For a maintenance log, save the inputs after every chain replacement. Over time, your own chain-life number will be more useful than a generic estimate because it captures your roads, cleaning routine, and power output.
The model also helps with inventory. If a long tour needs six applications and the bottle holds enough for thirty, lubricant supply is not the limiting factor. If chain life is short, carrying a spare quick link or starting the trip with a fresh chain may matter more.
According to Zero Friction Cycling Chain Wear Guide, chain wear testing is used to compare drivetrain longevity across lubricants and riding conditions.
According to Cycling UK, early chain replacement can extend sprocket life to four or five chains, while chainrings should be replaced when their teeth become noticeably hooked.
If high climbing load is part of the wear story, Cycling Power to Weight Ratio Calculator helps compare rider output and body weight against the drivetrain-cost assumptions.
Frequently Asked Questions
Q: What does cost to run mean for bike chain lubricant?
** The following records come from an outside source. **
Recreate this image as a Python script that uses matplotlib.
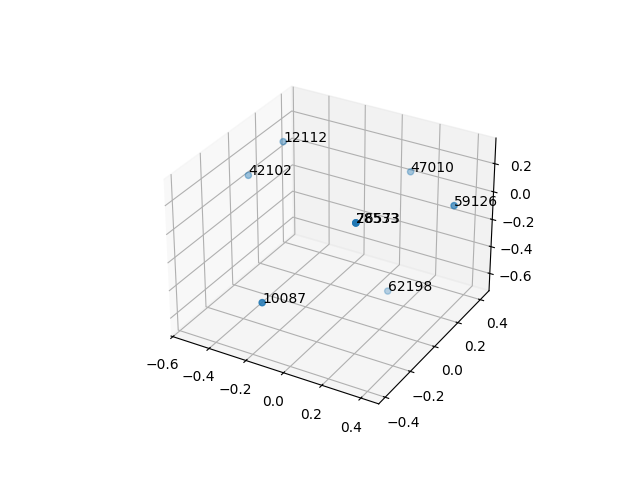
import matplotlib
matplotlib.use("Agg")
import matplotlib.pyplot as plt

labels = ["12112", "42102", "47010", "59126", "78533", "26573", "62198", "10087"]
xs = [-0.473, -0.576, 0.053, 0.447, 0.254, 0.254, 0.056, -0.103]
ys = [0.221, 0.093, 0.476, 0.204, -0.277, -0.277, 0.292, -0.454]
zs = [0.205, 0.019, -0.011, 0.096, 0.277, 0.277, -0.753, -0.269]

fig = plt.figure()
ax = fig.add_subplot(projection="3d")
ax.scatter(xs, ys, zs)
for x, y, z, name in zip(xs, ys, zs, labels):
    ax.text(x, y, z, name)

ax.set_xlim(-0.61, 0.49)
ax.set_ylim(-0.45, 0.48)
ax.set_zlim(-0.73, 0.38)

plt.savefig("out.png")
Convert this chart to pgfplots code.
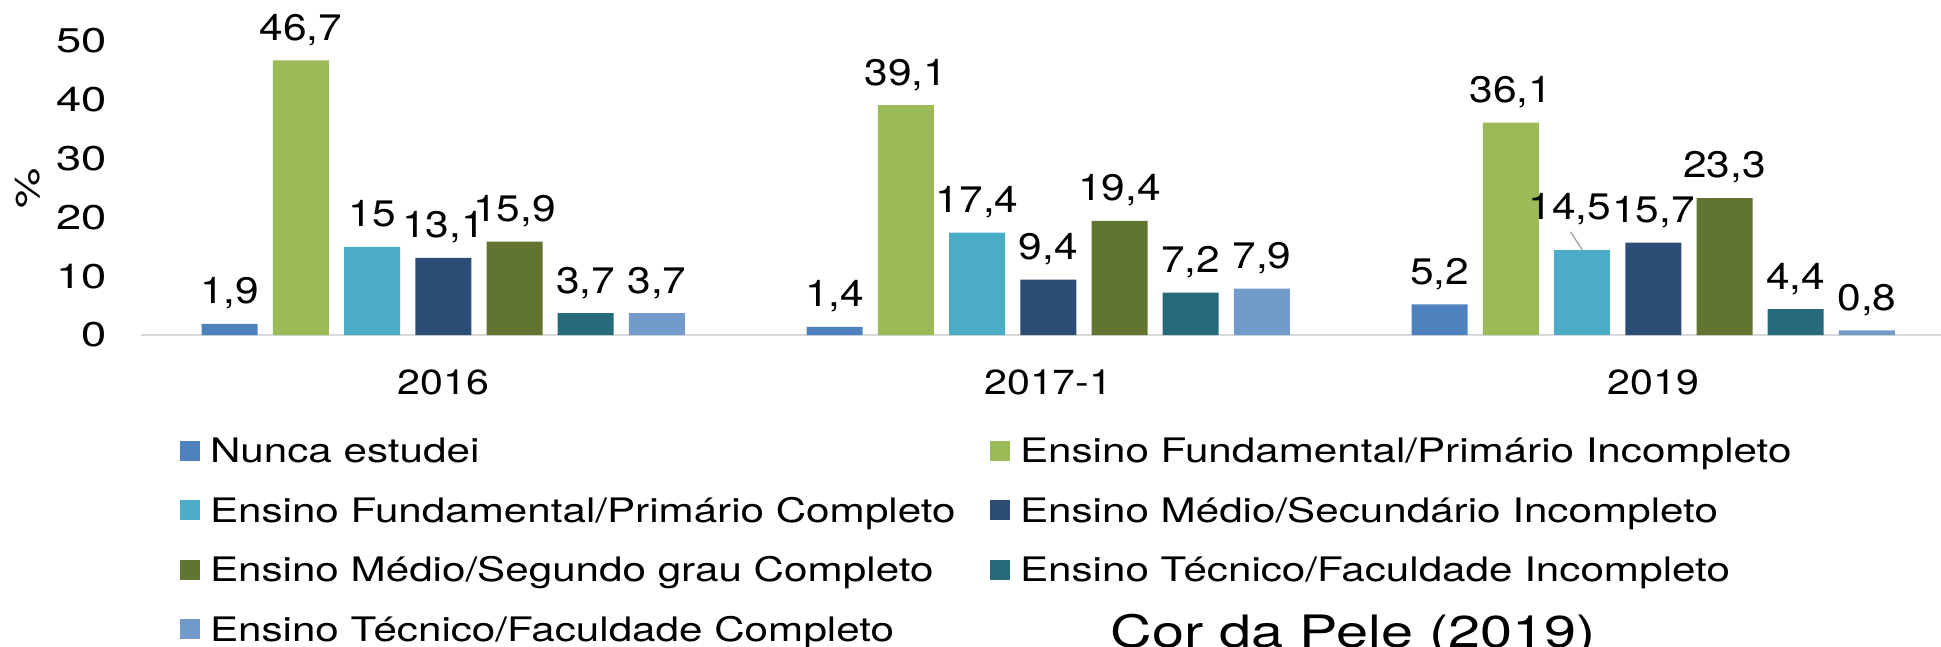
\documentclass[border=0pt]{standalone}
\usepackage{pgfplots}
\pgfplotsset{compat=1.18}
\usepackage{fontspec}
\setmainfont{TeX Gyre Heros}
\newfontfamily\tickfont[FakeStretch=1.32]{TeX Gyre Heros}
\newfontfamily\xfont[FakeStretch=1.18]{TeX Gyre Heros}
\newfontfamily\labfont[FakeStretch=1.15]{TeX Gyre Heros}
\newfontfamily\legfont[FakeStretch=1.25]{TeX Gyre Heros}
\newfontfamily\titfont[FakeStretch=1.29]{TeX Gyre Heros}
\definecolor{c1}{HTML}{4F81BD}
\definecolor{c2}{HTML}{9BBB59}
\definecolor{c3}{HTML}{4BACC6}
\definecolor{c4}{HTML}{2C4D75}
\definecolor{c5}{HTML}{617530}
\definecolor{c6}{HTML}{276A7C}
\definecolor{c7}{HTML}{729ACA}
\definecolor{axgray}{HTML}{D9D9D9}
\pgfplotsset{
  mybar/.style 2 args={ybar, bar width=5.6mm, bar shift=0pt, xshift=#2, fill=#1, draw=none,
    legend image code/.code={\fill[#1, xshift={-(#2)}] (0mm,-1mm) rectangle (2mm,1mm);},
    nodes near coords,
    nodes near coords style={font=\labfont\fontsize{10.5}{12}\selectfont, text=black,
      anchor=base, inner sep=0pt, yshift=2mm}},
}
\begin{document}
\begin{tikzpicture}
\useasboundingbox (0,0) rectangle (194.1mm,-64.7mm);
\clip (0,0) rectangle (194.1mm,-64.7mm);
\begin{axis}[
  at={(14.08mm,-33.5mm)}, anchor=south west,
  scale only axis, width=181.5mm, height=29.4mm,
  xmin=-0.5, xmax=2.5, ymin=0, ymax=50,
  clip=false,
  axis x line=bottom, axis y line=left,
  x axis line style={-, draw=axgray, line width=0.65pt},
  y axis line style={draw=none},
  major tick length=0pt, tick style={draw=none},
  /pgf/number format/.cd, use comma, assume math mode=true, /pgfplots/.cd,
  xtick={0,1,2}, xticklabels={2016,2017-1,2019},
  xticklabel style={font=\xfont\fontsize{9.9}{11}\selectfont, anchor=center, inner sep=0pt, yshift=-4.75mm},
  ytick={0,10,20,30,40,50},
  yticklabel style={font=\tickfont\fontsize{9.76}{11}\selectfont, anchor=east, inner sep=0pt, xshift=-3.35mm},
  ylabel={\%},
  ylabel style={at={(axis description cs:-0.0624,0.5)}, anchor=center, inner sep=0pt,
    font=\tickfont\fontsize{9.76}{11}\selectfont},
  legend columns=2, legend cell align=left,
  legend style={draw=none, fill=none, at={(axis description cs:0.0216,-0.352)}, anchor=north west,
    inner sep=0pt, outer sep=0pt, row sep=3.52mm, column sep=0pt,
    nodes={inner sep=0pt, text height=2.43mm, text depth=0pt, font=\legfont\fontsize{9.6}{11}\selectfont},
    /tikz/every odd column/.style={column sep=1mm}},
]
\addplot[mybar={c1}{-21.36mm}] coordinates {(0,1.9) (1,1.4) (2,5.2)};
\addlegendentry{\makebox[78mm][l]{Nunca estudei}}
\addplot[mybar={c2}{-14.24mm}] coordinates {(0,46.7) (1,39.1) (2,36.1)};
\addlegendentry{Ensino Fundamental/Primário Incompleto}
\addplot[mybar={c3}{-7.12mm}] coordinates {(0,15) (1,17.4)};
\addlegendentry{\makebox[78mm][l]{Ensino Fundamental/Primário Completo}}
\addplot[mybar={c3}{-7.12mm}, forget plot, nodes near coords style={xshift=-1.23mm, yshift=1.07mm}] coordinates {(2,14.5)};
\addplot[mybar={c4}{0mm}] coordinates {(0,13.1) (1,9.4) (2,15.7)};
\addlegendentry{Ensino Médio/Secundário Incompleto}
\addplot[mybar={c5}{7.12mm}] coordinates {(0,15.9) (1,19.4) (2,23.3)};
\addlegendentry{\makebox[78mm][l]{Ensino Médio/Segundo grau Completo}}
\addplot[mybar={c6}{14.24mm}] coordinates {(0,3.7) (1,7.2) (2,4.4)};
\addlegendentry{Ensino Técnico/Faculdade Incompleto}
\addplot[mybar={c7}{21.36mm}] coordinates {(0,3.7) (1,7.9) (2,0.8)};
\addlegendentry{\makebox[78mm][l]{Ensino Técnico/Faculdade Completo}}
\draw[color={rgb,255:red,166;green,166;blue,166}, line width=0.4pt]
  ([xshift=-7.12mm]axis cs:2,14.5) -- ([xshift=-8.29mm,yshift=1.8mm]axis cs:2,14.5);
\end{axis}
\node[anchor=base west, inner sep=0pt, font=\titfont\fontsize{12.7}{14}\selectfont] at (111.0mm,-64.7mm) {Cor da Pele (2019)};
\end{tikzpicture}
\end{document}
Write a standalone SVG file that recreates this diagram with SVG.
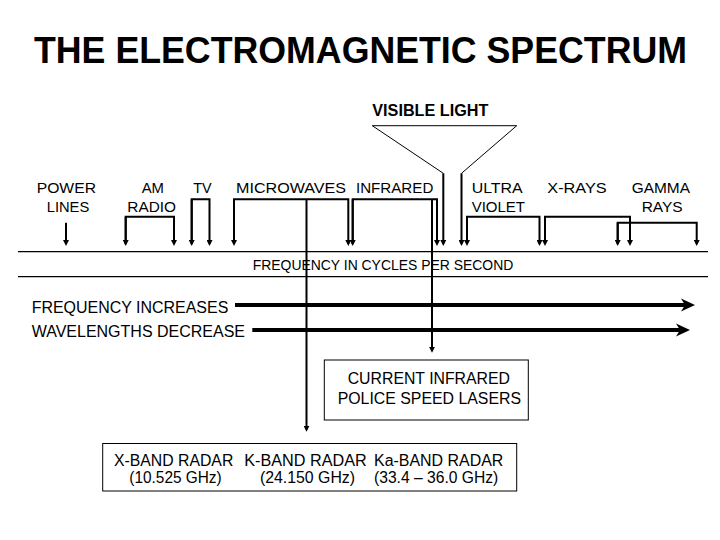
<svg xmlns="http://www.w3.org/2000/svg" width="720" height="540" viewBox="0 0 720 540">
<style>
text{font-family:"Liberation Sans",Arial,sans-serif;fill:#000}
.lab{font-size:15px}
.big{font-size:16px}
.cyc{font-size:14px}
.title{font-size:36px;font-weight:bold}
.vis{font-size:16px;font-weight:bold}
.c{fill:none;stroke:#000;stroke-width:2}
.thin{fill:none;stroke:#000;stroke-width:1}
.sep{fill:none;stroke:#000;stroke-width:1.3}
.thick{fill:none;stroke:#000;stroke-width:4}
.box{fill:#fff;stroke:#000;stroke-width:1}
</style>
<defs>
<marker id="ah" viewBox="0 0 6 6" refX="4" refY="3" markerWidth="6" markerHeight="6" markerUnits="userSpaceOnUse" orient="auto">
<path d="M0,0 L6,3 L0,6 z" fill="#000"/>
</marker>
</defs>
<rect width="720" height="540" fill="#fff"/>

<g id="title">
<text class="title" x="34" y="63" textLength="653" lengthAdjust="spacingAndGlyphs">THE ELECTROMAGNETIC SPECTRUM</text>
</g>

<g id="scale">
<line class="sep" x1="18" y1="251.7" x2="708" y2="251.7"/>
<line class="sep" x1="18" y1="276.7" x2="708" y2="276.7"/>
<text class="cyc" x="252.7" y="270" textLength="260.6" lengthAdjust="spacingAndGlyphs">FREQUENCY IN CYCLES PER SECOND</text>
</g>

<g id="power-lines">
<text class="lab" x="36.7" y="192.7" textLength="59.3" lengthAdjust="spacingAndGlyphs">POWER</text>
<text class="lab" x="46.7" y="212.3" textLength="42.6" lengthAdjust="spacingAndGlyphs">LINES</text>
</g>
<g id="am-radio">
<text class="lab" x="141.7" y="192.7" textLength="22.3" lengthAdjust="spacingAndGlyphs">AM</text>
<text class="lab" x="127.3" y="212.3" textLength="48.7" lengthAdjust="spacingAndGlyphs">RADIO</text>
</g>
<g id="tv">
<text class="lab" x="193.3" y="192.7" textLength="18.4" lengthAdjust="spacingAndGlyphs">TV</text>
</g>
<g id="microwaves">
<text class="lab" x="236" y="192.7" textLength="110" lengthAdjust="spacingAndGlyphs">MICROWAVES</text>
</g>
<g id="infrared">
<text class="lab" x="356" y="192.7" textLength="77.3" lengthAdjust="spacingAndGlyphs">INFRARED</text>
</g>
<g id="visible-light">
<text class="vis" x="372.3" y="116" textLength="116" lengthAdjust="spacingAndGlyphs">VISIBLE LIGHT</text>
</g>
<g id="ultra-violet">
<text class="lab" x="471.7" y="192.7" textLength="51" lengthAdjust="spacingAndGlyphs">ULTRA</text>
<text class="lab" x="471.7" y="211.7" textLength="53.3" lengthAdjust="spacingAndGlyphs">VIOLET</text>
</g>
<g id="x-rays">
<text class="lab" x="547.3" y="192.7" textLength="59.4" lengthAdjust="spacingAndGlyphs">X-RAYS</text>
</g>
<g id="gamma-rays">
<text class="lab" x="631.7" y="192.7" textLength="58.3" lengthAdjust="spacingAndGlyphs">GAMMA</text>
<text class="lab" x="641.7" y="211.7" textLength="41" lengthAdjust="spacingAndGlyphs">RAYS</text>
</g>

<g id="frequency-increases">
<text class="big" x="31.7" y="312.7" textLength="196.6" lengthAdjust="spacingAndGlyphs">FREQUENCY INCREASES</text>
</g>
<g id="wavelengths-decrease">
<text class="big" x="31.7" y="336.7" textLength="213.3" lengthAdjust="spacingAndGlyphs">WAVELENGTHS DECREASE</text>
</g>

<g id="connectors">
<path class="c" d="M66,222.7 V244" marker-end="url(#ah)"/>
<path class="c" d="M125.7,244 V216.7 H174 V244" marker-end="url(#ah)"/>
<path class="c" d="M125.7,216.7 V244" marker-end="url(#ah)"/>
<path class="c" d="M191.7,244 V199.3 H209.5 V244" marker-end="url(#ah)"/>
<path class="c" d="M191.7,199.3 V244" marker-end="url(#ah)"/>
<path class="c" d="M234,244 V199.3 H348.3 V244" marker-end="url(#ah)"/>
<path class="c" d="M234,199.3 V244" marker-end="url(#ah)"/>
<path class="c" d="M352.7,244 V199.3 H437 V244" marker-end="url(#ah)"/>
<path class="c" d="M352.7,199.3 V244" marker-end="url(#ah)"/>
<path class="thin" d="M443.3,173.3 L372.3,125.7 H516.7 L461.5,173.3"/>
<path class="c" d="M443.3,173.3 V244" marker-end="url(#ah)"/>
<path class="c" d="M461.5,173.3 V244" marker-end="url(#ah)"/>
<path class="c" d="M467,244 V216.7 H539.5 V244" marker-end="url(#ah)"/>
<path class="c" d="M467,216.7 V244" marker-end="url(#ah)"/>
<path class="c" d="M545,244 V216.7 H630 V244" marker-end="url(#ah)"/>
<path class="c" d="M545,216.7 V244" marker-end="url(#ah)"/>
<path class="c" d="M617.7,244 V222.7 H696.7 V244" marker-end="url(#ah)"/>
<path class="c" d="M617.7,222.7 V244" marker-end="url(#ah)"/>
<path class="c" d="M306.5,199.3 V429.7" marker-end="url(#ah)"/>
<path class="c" d="M432,199.3 V350.7" marker-end="url(#ah)"/>
<line class="thick" x1="235" y1="305" x2="686" y2="305"/>
<polygon points="695,305 681,298.5 685,305 681,311.5" fill="#000"/>
<line class="thick" x1="252.3" y1="330" x2="681" y2="330"/>
<polygon points="690,330 676,323.5 680,330 676,336.5" fill="#000"/>
</g>

<g id="police-lasers">
<rect class="box" x="324.3" y="360" width="204" height="60"/>
<text class="big" x="347.7" y="384" textLength="162.3" lengthAdjust="spacingAndGlyphs">CURRENT INFRARED</text>
<text class="big" x="337.7" y="404" textLength="183.3" lengthAdjust="spacingAndGlyphs">POLICE SPEED LASERS</text>
</g>

<g id="radar-bands">
<rect class="box" x="102.7" y="443.5" width="414" height="47.5"/>
<text class="big" x="114" y="465.5" textLength="119.3" lengthAdjust="spacingAndGlyphs">X-BAND RADAR</text>
<text class="big" x="244.3" y="465.5" textLength="122.4" lengthAdjust="spacingAndGlyphs">K-BAND RADAR</text>
<text class="big" x="374" y="465.5" textLength="129.3" lengthAdjust="spacingAndGlyphs">Ka-BAND RADAR</text>
<text class="big" x="129.3" y="483" textLength="92.4" lengthAdjust="spacingAndGlyphs">(10.525 GHz)</text>
<text class="big" x="260" y="483" textLength="95" lengthAdjust="spacingAndGlyphs">(24.150 GHz)</text>
<text class="big" x="374" y="483" textLength="124.3" lengthAdjust="spacingAndGlyphs">(33.4 – 36.0 GHz)</text>
</g>
</svg>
A: Cost to run means the lubricant cost plus the drivetrain wear cost attached to a riding distance. For a bike chain, that includes the lube used, the chain wear allocated to the distance, and a share of cassette and chainring replacement cost.
Q: How do I calculate lube cost per mile?
A: Divide bottle cost by bottle volume to get cost per milliliter, multiply by milliliters per application, then multiply by the number of applications. Add drivetrain wear cost and divide the total by miles ridden.
Q: Should cassette and chainring wear be included?
A: Yes, include them when comparing lubricants for long-term cost. A lubricant can look cheap by bottle price but still be expensive if it shortens chain life and causes earlier cassette or chainring replacement.
Q: What chain life should I enter?
A: Use your own maintenance log when possible. If you do not have one, start with a conservative estimate for your riding conditions, then update the value after measuring chain wear over a few replacement cycles.
Q: Can I compare wax and wet lube with this calculator?
A: Yes. Enter the actual cost, usable volume or dose estimate, reapplication interval, and expected chain life for each option. For immersive wax, use a practical per-application dose or batch cost that reflects your setup.
Q: Why does reapplication interval change the result?
A: The interval controls how many times the chain is treated over the selected distance. A short interval raises bottle use, while a longer interval may reduce lube cost but should only be used if it still protects the chain.